Ford disagreed with some of his partners who wanted to concentrate on the top of the price range vehicles arguing 'the way to make automobiles is to make automobiles like another automobile, to make them all alike'. Vehicles were to be simple, standard and cheap. He achieved this with the Model T and the development of mass production. The assembly line reduced the production time of each vehicle from twelve and a half hours to ninety-three man minutes. He used the savings from economies of scale to reduce the cost of his vehicles. He continued to modify the vehicle during its production lifetime. Ford surrounded himself with highly skilled, well paid, engineers and recognized the importance of paying assembly line staff comparatively high wages. He was egalitarian in his willingness to employ anyone who worked hard. The drawback was that by dividing assembling into small tasks work became soulless and dehumanizing which Ford compensated by reducing the working day and raising wages.

Ford's paternalism included requiring non English-speaking workers to attend group language sessions either before or after their shifts. Aware of the atrocious living conditions and social habits of many in Detroit, Ford's aim was to give his employees a chance at living better lives. In addition, he was flexible enough to recognize changes in the market, replacing sameness with variety towards the end of the 1920's. As he became wealthier, however, his self-confidence turned to megalomania resulting in the dismissal of those who had contributed to his success.

Ford hated war and attributed its persistence to conspiratorial forces such as bankers and Jews.
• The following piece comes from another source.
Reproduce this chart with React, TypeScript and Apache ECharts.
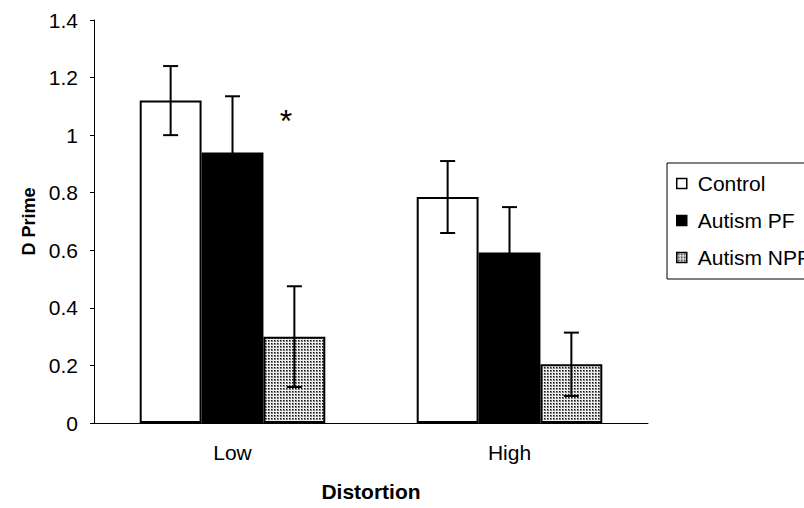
import React, { useEffect, useRef } from "react";
import * as echarts from "echarts";

const categories = ["Low", "High"];
const seriesNames = ["Control", "Autism PF", "Autism NPF"];
const controlValues = [1.12, 0.785];
const pfValues = [0.94, 0.592];
const npfValues = [0.3, 0.204];
const controlErrors = [0.12, 0.125];
const pfErrors = [0.195, 0.158];
const npfErrors = [0.175, 0.11];
const yTicks = { min: 0, max: 1.4, interval: 0.2 };

function makePattern(): HTMLCanvasElement {
  const c = document.createElement("canvas");
  c.width = 3;
  c.height = 3;
  const ctx = c.getContext("2d")!;
  ctx.fillStyle = "#eeeeee";
  ctx.fillRect(0, 0, 3, 3);
  ctx.fillStyle = "#7a7a7a";
  ctx.fillRect(1, 1, 2, 2);
  ctx.fillStyle = "#111111";
  ctx.fillRect(1, 1, 1, 1);
  return c;
}

export default function App() {
  const ref = useRef<HTMLDivElement>(null);
  useEffect(() => {
    if (!ref.current) return;
    const chart = echarts.init(ref.current, null, { renderer: "svg" });
    const pattern = { image: makePattern(), repeat: "repeat" };
    const values = [controlValues, pfValues, npfValues];
    const errors = [controlErrors, pfErrors, npfErrors];
    const fills: any[] = ["#ffffff", "#000000", pattern];
    const errData: any[] = [];
    values.forEach((vals, s) => {
      vals.forEach((v, i) => errData.push([i, v, errors[s][i], s]));
    });
    const labelFont = "Liberation Sans";
    chart.setOption({
      animation: false,
      backgroundColor: "#ffffff",
      grid: { left: 94, right: 156, top: 20, bottom: 85, outerBoundsMode: "none", containLabel: false },
      legend: {
        orient: "vertical",
        left: 667,
        top: 163,
        data: seriesNames,
        itemWidth: 10,
        itemHeight: 10,
        itemGap: 16,
        padding: [10, 40, 11, 9],
        borderColor: "#000",
        borderWidth: 1,
        icon: "rect",
        itemStyle: { borderWidth: 1.5, borderColor: "#000" },
        textStyle: {
          fontFamily: labelFont,
          fontSize: 21,
          color: "#000",
          lineHeight: 21,
          padding: [0, 0, 0, 6],
        },
      },
      xAxis: {
        type: "category",
        data: categories,
        name: "Distortion",
        nameLocation: "middle",
        nameGap: 58,
        nameTextStyle: { fontFamily: labelFont, fontWeight: "bold", fontSize: 21, color: "#000" },
        axisLine: { lineStyle: { color: "#000", width: 1 } },
        axisTick: { inside: true, length: 5, lineStyle: { color: "#000" } },
        axisLabel: { fontFamily: labelFont, fontSize: 21, color: "#000", margin: 19 },
      },
      yAxis: {
        type: "value",
        min: yTicks.min,
        max: yTicks.max,
        interval: yTicks.interval,
        name: "D Prime",
        nameLocation: "middle",
        nameRotate: 90,
        nameGap: 50,
        nameTextStyle: { fontFamily: labelFont, fontWeight: "bold", fontSize: 18, color: "#000" },
        splitLine: { show: false },
        axisLine: { show: true, lineStyle: { color: "#000", width: 1 } },
        axisTick: { show: true, length: 4, lineStyle: { color: "#000" } },
        axisLabel: { fontFamily: labelFont, fontSize: 21, color: "#000", margin: 16 },
      },
      series: [
        ...seriesNames.map((name, s) => ({
          name,
          type: "bar",
          data: values[s],
          barGap: "0%",
          barCategoryGap: "33%",
          itemStyle: { color: fills[s], borderColor: "#000", borderWidth: 2 },
        })),
        {
          type: "custom",
          name: "errors",
          data: errData,
          z: 10,
          renderItem: (params: any, api: any) => {
            const i = api.value(0);
            const v = api.value(1);
            const e = api.value(2);
            const s = api.value(3);
            const catW = api.size([1, 0])[0];
            const barW = (catW * 0.67) / 3;
            const c = api.coord([i, v]);
            const x = c[0] + (s - 1) * barW;
            const top = api.coord([i, v + e])[1];
            const bot = api.coord([i, v - e])[1];
            const cap = 7.5;
            const st = { stroke: "#000", lineWidth: 2 };
            return {
              type: "group",
              children: [
                { type: "line", shape: { x1: x, y1: top, x2: x, y2: bot }, style: st },
                { type: "line", shape: { x1: x - cap, y1: top, x2: x + cap, y2: top }, style: st },
                { type: "line", shape: { x1: x - cap, y1: bot, x2: x + cap, y2: bot }, style: st },
              ],
            };
          },
        },
      ],
      graphic: [
        {
          type: "text",
          x: 286,
          y: 105,
          style: {
            text: "*",
            fontFamily: "Liberation Sans",
            fontSize: 32,
            fill: "#000",
            textAlign: "center",
            textVerticalAlign: "top",
          },
        },
      ],
    });
    return () => chart.dispose();
  }, []);
  return <div ref={ref} style={{ width: 804, height: 508, position: "absolute", left: 0, top: 0 }} />;
}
In 1918 he bought a local newspaper which published a series of Antisemitic articles later consolidated into five volumes called 'The International Jew'. It sullied his reputation and, in the wake of a court case, led to an apology and a retraction of all the attacks on Jews. However, his anti-Judaism continued in private until 1945 when he viewed the liberation of the concentration camps. This so distressed him that he fled the room and shortly after suffered a stroke. It was said of Ford he achieved wealth but not greatness. Yet there was greatness in his democratic idealism, an idealism which was marred only by his wealth. Excellent book, five stars.